The exercise
Pull out every line containing the string "this".

[Entries with chart source code]
···
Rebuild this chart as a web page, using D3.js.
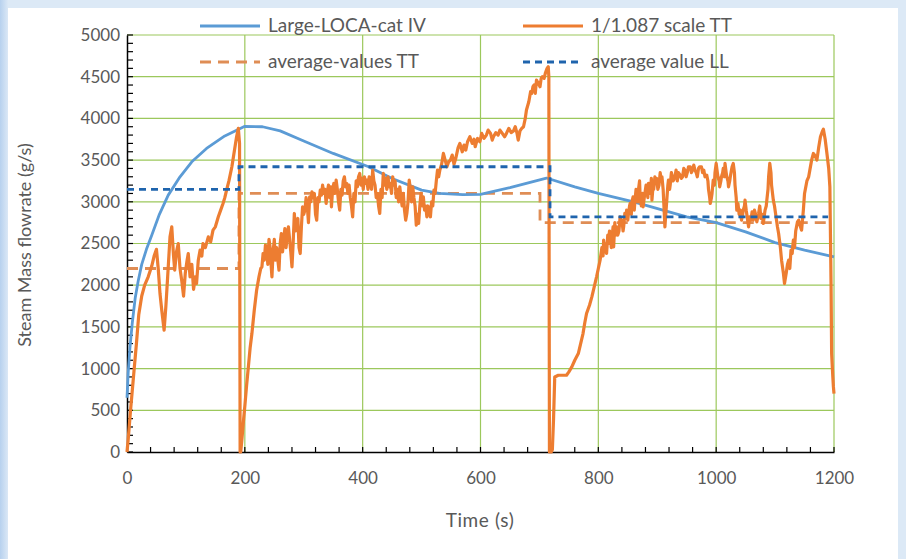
<!DOCTYPE html>
<html>
<head>
<meta charset="utf-8">
<script src="https://cdn.jsdelivr.net/npm/d3@7"></script>
<style>
  body { margin: 0; background: #dce9f6; }
  svg { display: block; }
  text { font-family: Lato, "Open Sans", sans-serif; fill: #595959; }
</style>
</head>
<body>
<svg id="chart" width="906" height="559"></svg>
<script>
// Large-LOCA-cat IV (blue solid)
var llTime = [0,2,5,9,14,19,25,33,42,55,70,90,110,135,166,200,230,260,300,350,410,450,500,530,570,600,650,712,760,800,860,950,1000,1050,1100,1150,1200];
var llFlow = [650,950,1250,1550,1850,2050,2250,2430,2600,2850,3080,3300,3480,3640,3790,3905,3900,3850,3730,3580,3420,3280,3140,3100,3085,3090,3170,3285,3180,3100,3000,2820,2750,2640,2510,2420,2340];

// 1/1.087 scale TT (orange solid), read in three runs between the drops to zero
var ttTimeA = [0,2,6,11,16,20,25,30,36,42,46,50,53,56,59,63,66,69,73,76,79,81,84,87,90,93,96,99,102,104,107,110,113,116,118,121,124,127,129,133,138,142,146,150,155,159,163,166,169,173,178,182,186,189,191,192];
var ttFlowA = [0,150,500,900,1300,1650,1870,2000,2100,2230,2350,2430,2200,1900,1700,1460,1750,2100,2580,2700,2350,2180,2400,2500,2200,2050,1870,2150,2300,2380,2100,2250,1950,2100,2020,2300,2420,2350,2500,2450,2580,2520,2660,2700,2820,2900,2980,3050,3140,3250,3420,3600,3780,3880,3700,0];

var ttTimeB = [193,195,198,200,203,206,209,212,216,220,
  224,227,229,231,233,235,237,239,241,243,
  244,246,248,250,252,254,256,258,260,262,
  264,266,268,270,272,274,276,278,280,282,
  284,286,288,290,292,294,296,298,300,302,
  304,306,308,310,312,314,316,318,320,322,
  324,326,328,330,332,334,336,338,340,342,
  344,346,347,349,351,353,355,357,359,361,
  363,365,367,369,371,373,375,377,379,381,
  383,385,387,389,391,393,395,397,399,401,
  403,405,407,409,411,413,415,417,419,421,
  423,425,427,429,431,433,435,437,439,441,
  443,445,447,449,451,453,455,457,459,461,
  463,465,467,469,471,473,475,477,479,481,
  483,485,487,489,491,493,495,497,499,501,
  503,505,507,509,511,513,515,517,519,521,
  523,525,527,529,531,534,537,540,543,546,
  549,552,555,558,562,565,569,572,575,578,
  582,586,589,591,595,599,602,606,610,613,
  617,620,622,626,630,633,637,641,644,648,
  652,656,659,662,664,667,670,673,676,678,
  682,685,687,689,691,693,695,698,701,703,
  705,708,710,713,715,716,717];
var ttFlowB = [0,150,400,550,800,1020,1250,1420,1700,1940,
  2100,2200,2220,2380,2300,2480,2460,2250,2550,2450,
  2300,2100,2400,2550,2300,2450,2300,2180,2500,2620,
  2400,2550,2680,2450,2600,2700,2550,2400,2220,2500,
  2860,2650,2700,2800,2450,2380,2700,2940,2850,2900,
  3050,2950,2750,3060,3000,3120,3050,3100,2850,2780,
  3050,3000,3140,3080,3200,3100,3150,2980,3120,3200,
  3050,3180,2940,3150,3220,3100,3260,3150,3000,2900,
  3150,3080,3250,3300,3180,3220,3100,3200,3050,2950,
  2820,3100,3000,3250,3180,3300,3340,3200,3280,3150,
  3300,3220,3260,3150,3300,3250,3150,3380,3250,3200,
  3050,3100,2950,2860,3150,3050,3340,3200,3280,3150,
  3300,3180,3220,3100,3300,3200,3250,3050,3150,3000,
  3180,3050,2950,3100,2900,2780,2860,3000,3260,3150,
  3000,3180,3050,2950,2720,2850,2740,2950,3100,2950,
  3060,2900,2950,2820,2950,2880,2820,3000,2950,3140,
  3100,3250,3380,3300,3380,3450,3580,3500,3420,3480,
  3500,3560,3450,3520,3650,3700,3600,3680,3620,3720,
  3780,3700,3750,3660,3760,3720,3820,3760,3800,3860,
  3820,3740,3780,3830,3800,3860,3820,3780,3820,3880,
  3830,3850,3900,3820,3740,3850,3880,3900,4000,4100,
  4200,4320,4300,4380,4400,4300,4460,4420,4380,4480,
  4500,4480,4540,4600,4620,4500,0];

var ttTimeC = [720,722,724,726,732,740,746,750,755,760,
  766,770,774,777,780,785,789,793,797,800,
  803,806,808,809,811,813,814,816,817,819,
  820,822,823,825,826,828,829,831,833,835,
  837,838,840,842,843,845,847,848,850,851,
  853,854,856,857,859,861,862,864,865,867,
  868,870,871,873,875,876,878,879,881,882,
  884,885,887,888,890,891,893,894,896,897,
  899,901,903,905,906,908,910,911,913,915,
  916,918,919,921,922,924,925,927,930,932,
  934,936,939,941,943,945,947,949,951,953,
  956,958,960,962,964,966,968,970,972,975,
  977,979,981,984,986,987,989,990,992,993,
  995,997,998,1000,1002,1003,1005,1006,1008,1009,
  1011,1012,1014,1015,1017,1018,1020,1021,1023,1024,
  1026,1027,1029,1031,1032,1034,1035,1037,1039,1041,
  1043,1045,1046,1048,1049,1051,1052,1054,1055,1057,
  1059,1061,1063,1065,1067,1069,1072,1074,1076,1078,
  1080,1082,1083,1085,1086,1088,1089,1091,1093,1094,
  1097,1099,1101,1104,1106,1109,1111,1114,1116,1119,
  1121,1123,1125,1127,1129,1131,1133,1135,1138,1140,
  1143,1145,1148,1150,1154,1157,1159,1162,1165,1168,
  1171,1174,1177,1180,1182,1185,1188,1191,1193,1195,
  1196,1198,1199,1200];
var ttFlowC = [0,30,400,900,920,920,920,960,1020,1100,
  1180,1300,1420,1550,1660,1760,1860,1980,2100,2200,
  2300,2450,2350,2540,2400,2500,2380,2600,2500,2650,
  2620,2450,2550,2700,2460,2750,2600,2700,2600,2650,
  2820,2780,2780,2650,2700,2860,2800,2900,2780,2850,
  2950,2980,2850,3000,3060,2900,3000,3150,3100,3000,
  3140,3250,3050,2950,3100,2940,3050,3100,3200,3180,
  3050,3220,3150,3100,3280,3020,3200,3150,3300,3250,
  3280,3150,3200,3350,3300,3300,3150,3000,2700,2900,
  3000,3200,3260,3150,3200,3350,3320,3250,3300,3380,
  3250,3350,3320,3280,3300,3400,3380,3300,3350,3420,
  3420,3350,3380,3440,3380,3350,3300,3400,3420,3420,
  3350,3380,3300,3320,3250,3150,3050,2980,3050,3100,
  3260,3200,3350,3460,3350,3300,3250,3180,3250,3300,
  3350,3400,3300,3460,3350,3300,3250,3180,3250,3300,
  3380,3420,3460,3350,3200,3050,2900,2980,2850,2900,
  2780,2850,2900,2950,3020,2900,2850,2750,2700,2820,
  2780,2880,2780,2900,2850,2760,2860,2950,2800,2850,
  2740,2850,2900,2950,3020,3150,3300,3460,3350,3200,
  3020,2950,2850,2700,2620,2450,2300,2150,2020,2150,
  2250,2300,2200,2420,2380,2540,2450,2650,2760,2780,
  2700,2660,2900,3100,3250,3300,3380,3500,3580,3550,
  3500,3650,3780,3840,3870,3750,3580,3400,3180,2000,
  1180,900,780,700];

// average-values TT (orange dashed) and average value LL (blue dashed)
var avgTTTime = [0,190,190,701,701,1190];
var avgTTFlow = [2200,2200,3100,3100,2750,2750];
var avgLLTime = [0,190,190,718,718,1190];
var avgLLFlow = [3150,3150,3420,3420,2820,2820];

var xTicks = [0,200,400,600,800,1000,1200];
var yTicks = [0,500,1000,1500,2000,2500,3000,3500,4000,4500,5000];

var svg = d3.select("#chart");

// background panel
var grad = svg.append("defs").append("linearGradient").attr("id", "side");
grad.append("stop").attr("offset", "0%").attr("stop-color", "#b7d1ee");
grad.append("stop").attr("offset", "100%").attr("stop-color", "#dbe8f6");
svg.append("rect").attr("width", 906).attr("height", 559).attr("fill", "#dce9f6");
svg.append("rect").attr("x", 0).attr("y", 0).attr("width", 8).attr("height", 559).attr("fill", "url(#side)");
svg.append("rect").attr("x", 8).attr("y", 8).attr("width", 890).attr("height", 551).attr("fill", "#ffffff");

var x = d3.scaleLinear().domain([0, 1200]).range([127, 834]);
var y = d3.scaleLinear().domain([0, 5000]).range([452, 35]);

// grid
var grid = svg.append("g").attr("stroke", "#9cc85c").attr("stroke-width", 1.2);
grid.selectAll(".gx").data(xTicks.slice(1)).enter().append("line")
  .attr("x1", d => x(d)).attr("x2", d => x(d)).attr("y1", y(0)).attr("y2", y(5000));
grid.selectAll(".gy").data(yTicks.slice(1)).enter().append("line")
  .attr("x1", x(0)).attr("x2", x(1200)).attr("y1", d => y(d)).attr("y2", d => y(d));

// axes
var axFont = "17px";
var xAxis = svg.append("g").attr("transform", "translate(0," + y(0) + ")")
  .call(d3.axisBottom(x).tickValues(xTicks).tickSize(0).tickPadding(20).tickFormat(d3.format("d")));
var yAxis = svg.append("g").attr("transform", "translate(" + x(0) + ",0)")
  .call(d3.axisLeft(y).tickValues(yTicks).tickSize(0).tickPadding(7).tickFormat(d3.format("d")));
[xAxis, yAxis].forEach(function (g) {
  g.select(".domain").attr("stroke", "#000").attr("stroke-width", 1.5);
  g.selectAll("text").style("font-size", axFont).attr("fill", "#595959");
});

// minor ticks pointing into the plot
var minorX = d3.range(0, 1201, 40), minorY = d3.range(0, 5001, 100);
svg.append("g").attr("stroke", "#000").attr("stroke-width", 1.2)
  .selectAll("line").data(minorX).enter().append("line")
  .attr("x1", d => x(d)).attr("x2", d => x(d)).attr("y1", y(0)).attr("y2", y(0) - 5);
svg.append("g").attr("stroke", "#000").attr("stroke-width", 1.2)
  .selectAll("line").data(minorY).enter().append("line")
  .attr("x1", x(0)).attr("x2", x(0) + 6).attr("y1", d => y(d)).attr("y2", d => y(d));

// series
function line(ts, vs) {
  return d3.line().x(function (d) { return x(d[0]); }).y(function (d) { return y(d[1]); })(d3.zip(ts, vs));
}
var ttTime = ttTimeA.concat(ttTimeB, ttTimeC);
var ttFlow = ttFlowA.concat(ttFlowB, ttFlowC);

svg.append("path").attr("d", line(avgTTTime, avgTTFlow)).attr("fill", "none")
  .attr("stroke", "#df8d55").attr("stroke-width", 2.8).attr("stroke-dasharray", "11,7");
svg.append("path").attr("d", line(llTime, llFlow)).attr("fill", "none")
  .attr("stroke", "#5b9bd5").attr("stroke-width", 2.8).attr("stroke-linejoin", "round");
svg.append("path").attr("d", line(ttTime, ttFlow)).attr("fill", "none")
  .attr("stroke", "#ed7d31").attr("stroke-width", 3.2).attr("stroke-linejoin", "round");
svg.append("path").attr("d", line(avgLLTime, avgLLFlow)).attr("fill", "none")
  .attr("stroke", "#1f64ad").attr("stroke-width", 2.8).attr("stroke-dasharray", "7,5");

// legend
var legend = [
  { name: "Large-LOCA-cat IV", color: "#5b9bd5", dash: null, lx: 200, ly: 26 },
  { name: "1/1.087 scale TT", color: "#ed7d31", dash: null, lx: 523, ly: 26 },
  { name: "average-values TT", color: "#df8d55", dash: "11,7", lx: 200, ly: 62 },
  { name: "average value LL", color: "#1f64ad", dash: "7,5", lx: 523, ly: 62 }
];
var lg = svg.append("g");
legend.forEach(function (d) {
  lg.append("line").attr("x1", d.lx).attr("x2", d.lx + 60).attr("y1", d.ly).attr("y2", d.ly)
    .attr("stroke", d.color).attr("stroke-width", 3).attr("stroke-dasharray", d.dash);
  lg.append("text").attr("x", d.lx + 68).attr("y", d.ly + 6).style("font-size", "19px").text(d.name);
});

// axis titles
svg.append("text").attr("x", 480).attr("y", 527).attr("text-anchor", "middle").style("font-size", "19px")
  .style("letter-spacing", "0.6px").text("Time (s)");
svg.append("text").attr("transform", "translate(31,245) rotate(-90)").attr("text-anchor", "middle")
  .style("font-size", "18px").text("Steam Mass flowrate (g/s)");
</script>
</body>
</html>
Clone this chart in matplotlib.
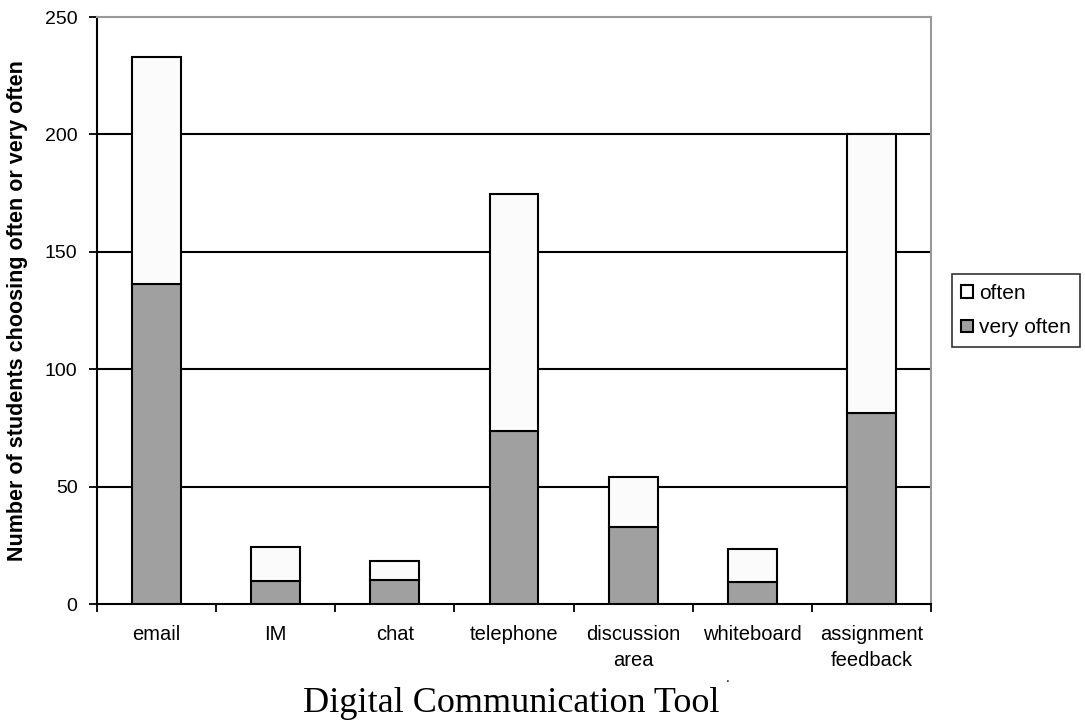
import numpy as np
import matplotlib.pyplot as plt

plt.rcParams['font.family'] = ['Liberation Sans', 'DejaVu Sans']

# Students choosing each tool "very often" and "often"
tools = ["email", "IM", "chat", "telephone", "discussion\narea",
         "whiteboard", "assignment\nfeedback"]
very_often = [136.5, 9.7, 10.4, 73.9, 32.6, 9.4, 81.4]
often = [96.5, 14.7, 8.1, 100.8, 21.7, 14.1, 118.9]

fig = plt.figure(figsize=(10.85, 7.28), dpi=100)
ax = fig.add_axes([0.0894, 0.1703, 0.7686, 0.8063])

x = np.arange(len(tools))
w = 0.41
ax.bar(x, very_often, w, color="#a0a0a0", edgecolor="black", linewidth=1.5,
       label="very often", zorder=3)
ax.bar(x, often, w, bottom=very_often, color="#fbfbfb", edgecolor="black",
       linewidth=1.5, label="often", zorder=3)

ax.set_xlim(-0.5, len(tools) - 0.5)
ax.set_ylim(0, 250)
ax.set_yticks([0, 50, 100, 150, 200, 250])
ax.set_xticks(np.arange(len(tools) + 1) - 0.5, minor=False)
ax.set_xticklabels([])
ax.set_xticks(x, minor=True)
ax.set_xticklabels(tools, minor=True, fontsize=14.5, linespacing=1.5)
ax.tick_params(axis="x", which="minor", length=0, pad=15)
ax.tick_params(axis="x", which="major", length=6, width=1.3, direction="out")
ax.tick_params(axis="y", length=6, width=1.3, direction="out", labelsize=14,
               pad=8)

for v in [50, 100, 150, 200]:
    ax.axhline(v, color="black", linewidth=1.5, zorder=1)

ax.spines["left"].set_linewidth(1.5)
ax.spines["bottom"].set_linewidth(1.5)
for s in ["top", "right"]:
    ax.spines[s].set_color("#999999")
    ax.spines[s].set_linewidth(1.5)

ax.set_ylabel("Number of students choosing often or very often",
              fontsize=15.5, fontweight="bold", labelpad=12)

handles, labels = ax.get_legend_handles_labels()
leg = ax.legend(handles[::-1], labels[::-1], loc="center left",
                bbox_to_anchor=(1.025, 0.5), frameon=True, fancybox=False,
                edgecolor="black", fontsize=15, handlelength=0.55,
                handleheight=0.55, handletextpad=0.3, borderpad=0.45,
                labelspacing=0.75, borderaxespad=0)
leg.get_frame().set_linewidth(1.2)

fig.text(0.471, 0.033, "Digital Communication Tool", ha="center",
         va="center", fontsize=26, family="Liberation Serif")
fig.text(0.671, 0.068, ".", ha="center", va="center", fontsize=10)

fig.savefig("out.png", dpi=100)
···
Final result
Rebuild this chart as a web page, using D3.js.
Clone this chart in matplotlib.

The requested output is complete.